[Code that draws figures]
>>>>>
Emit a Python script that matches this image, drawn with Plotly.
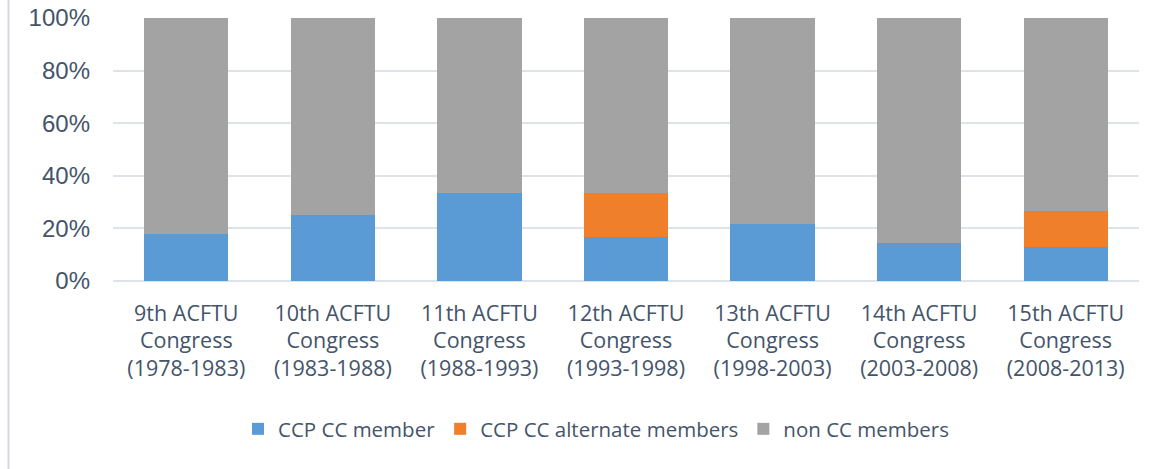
import plotly.graph_objects as go

categories = [
    "9th ACFTU<br>Congress<br>(1978-1983)",
    "10th ACFTU<br>Congress<br>(1983-1988)",
    "11th ACFTU<br>Congress<br>(1988-1993)",
    "12th ACFTU<br>Congress<br>(1993-1998)",
    "13th ACFTU<br>Congress<br>(1998-2003)",
    "14th ACFTU<br>Congress<br>(2003-2008)",
    "15th ACFTU<br>Congress<br>(2008-2013)",
]
cc_members = [18.0, 25.0, 33.3, 16.7, 21.7, 14.3, 13.0]
cc_alternates = [0.0, 0.0, 0.0, 16.7, 0.0, 0.0, 13.6]
non_cc = [100 - a - b for a, b in zip(cc_members, cc_alternates)]

series_names = ["CCP CC member", "CCP CC alternate members", "non CC members"]
series_values = [cc_members, cc_alternates, non_cc]
colors = ["#5B9BD5", "#F07F2B", "#A3A3A3"]

W, H = 1167, 469
L, R, T = 113, 28, 18
plot_h = 263
B = H - T - plot_h
plot_w = W - L - R

fig = go.Figure()
for name, vals, c in zip(series_names, series_values, colors):
    fig.add_trace(go.Bar(x=categories, y=vals, name=name,
                         marker=dict(color=c, line=dict(width=0))))

text_color = "#44546A"
grid_color = "#DEE3E9"

legend_center_y = 429

fig.update_layout(
    width=W, height=H,
    barmode="stack",
    barnorm="percent",
    bargap=0.425,
    plot_bgcolor="white",
    paper_bgcolor="white",
    margin=dict(l=L, r=R, t=T, b=B, autoexpand=False),
    showlegend=True,
    legend=dict(
        orientation="h",
        x=596 / W, xref="container", xanchor="center",
        y=(T + plot_h - legend_center_y) / plot_h, yanchor="middle",
        font=dict(family="Open Sans", size=20.5, color=text_color),
        itemwidth=30,
        traceorder="normal",
    ),
    xaxis=dict(
        showgrid=False,
        showline=False,
        ticks="",
        tickfont=dict(family="Open Sans", size=21.5, color=text_color),
        ticklabelstandoff=17,
    ),
    yaxis=dict(
        range=[0, 100],
        tickvals=[0, 20, 40, 60, 80, 100],
        ticktext=["0%", "20%", "40%", "60%", "80%", "100%"],
        showgrid=True,
        gridcolor=grid_color,
        gridwidth=1.5,
        zeroline=True,
        zerolinecolor=grid_color,
        zerolinewidth=1.5,
        showline=False,
        ticks="",
        tickfont=dict(family="Liberation Sans", size=24, color=text_color),
        ticklabelstandoff=22,
        ticklabeloverflow="allow",
    ),
    shapes=[dict(
        type="line", xref="paper", yref="paper",
        x0=(8.5 - L) / plot_w, x1=(8.5 - L) / plot_w,
        y0=-(H - T - plot_h) / plot_h, y1=(T + plot_h) / plot_h,
        line=dict(color="#D3D8DE", width=2),
    )],
)

fig.write_html(
    "out.html",
    config={"displayModeBar": False},
    post_script="document.body.style.margin='0';document.body.style.overflow='hidden';",
)
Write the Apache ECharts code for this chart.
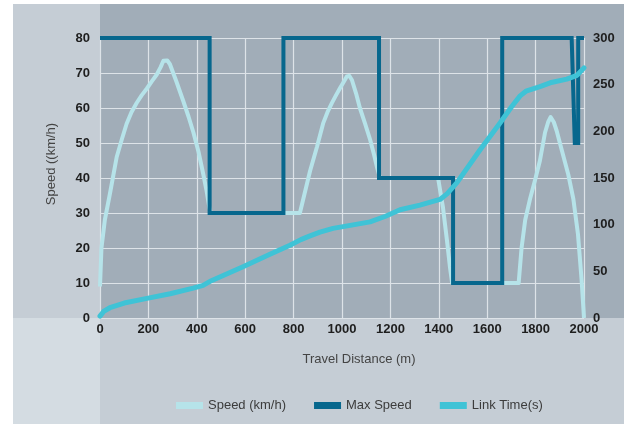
<<<<<
Without including any picture, retype the entries exactly.

TASK OUTPUT:
Emit a Python script that matches this image, drawn with Plotly.
import plotly.graph_objects as go

categories = [
    "9th ACFTU<br>Congress<br>(1978-1983)",
    "10th ACFTU<br>Congress<br>(1983-1988)",
    "11th ACFTU<br>Congress<br>(1988-1993)",
    "12th ACFTU<br>Congress<br>(1993-1998)",
    "13th ACFTU<br>Congress<br>(1998-2003)",
    "14th ACFTU<br>Congress<br>(2003-2008)",
    "15th ACFTU<br>Congress<br>(2008-2013)",
]
cc_members = [18.0, 25.0, 33.3, 16.7, 21.7, 14.3, 13.0]
cc_alternates = [0.0, 0.0, 0.0, 16.7, 0.0, 0.0, 13.6]
non_cc = [100 - a - b for a, b in zip(cc_members, cc_alternates)]

series_names = ["CCP CC member", "CCP CC alternate members", "non CC members"]
series_values = [cc_members, cc_alternates, non_cc]
colors = ["#5B9BD5", "#F07F2B", "#A3A3A3"]

W, H = 1167, 469
L, R, T = 113, 28, 18
plot_h = 263
B = H - T - plot_h
plot_w = W - L - R

fig = go.Figure()
for name, vals, c in zip(series_names, series_values, colors):
    fig.add_trace(go.Bar(x=categories, y=vals, name=name,
                         marker=dict(color=c, line=dict(width=0))))

text_color = "#44546A"
grid_color = "#DEE3E9"

legend_center_y = 429

fig.update_layout(
    width=W, height=H,
    barmode="stack",
    barnorm="percent",
    bargap=0.425,
    plot_bgcolor="white",
    paper_bgcolor="white",
    margin=dict(l=L, r=R, t=T, b=B, autoexpand=False),
    showlegend=True,
    legend=dict(
        orientation="h",
        x=596 / W, xref="container", xanchor="center",
        y=(T + plot_h - legend_center_y) / plot_h, yanchor="middle",
        font=dict(family="Open Sans", size=20.5, color=text_color),
        itemwidth=30,
        traceorder="normal",
    ),
    xaxis=dict(
        showgrid=False,
        showline=False,
        ticks="",
        tickfont=dict(family="Open Sans", size=21.5, color=text_color),
        ticklabelstandoff=17,
    ),
    yaxis=dict(
        range=[0, 100],
        tickvals=[0, 20, 40, 60, 80, 100],
        ticktext=["0%", "20%", "40%", "60%", "80%", "100%"],
        showgrid=True,
        gridcolor=grid_color,
        gridwidth=1.5,
        zeroline=True,
        zerolinecolor=grid_color,
        zerolinewidth=1.5,
        showline=False,
        ticks="",
        tickfont=dict(family="Liberation Sans", size=24, color=text_color),
        ticklabelstandoff=22,
        ticklabeloverflow="allow",
    ),
    shapes=[dict(
        type="line", xref="paper", yref="paper",
        x0=(8.5 - L) / plot_w, x1=(8.5 - L) / plot_w,
        y0=-(H - T - plot_h) / plot_h, y1=(T + plot_h) / plot_h,
        line=dict(color="#D3D8DE", width=2),
    )],
)

fig.write_html(
    "out.html",
    config={"displayModeBar": False},
    post_script="document.body.style.margin='0';document.body.style.overflow='hidden';",
)
Write the Apache ECharts code for this chart.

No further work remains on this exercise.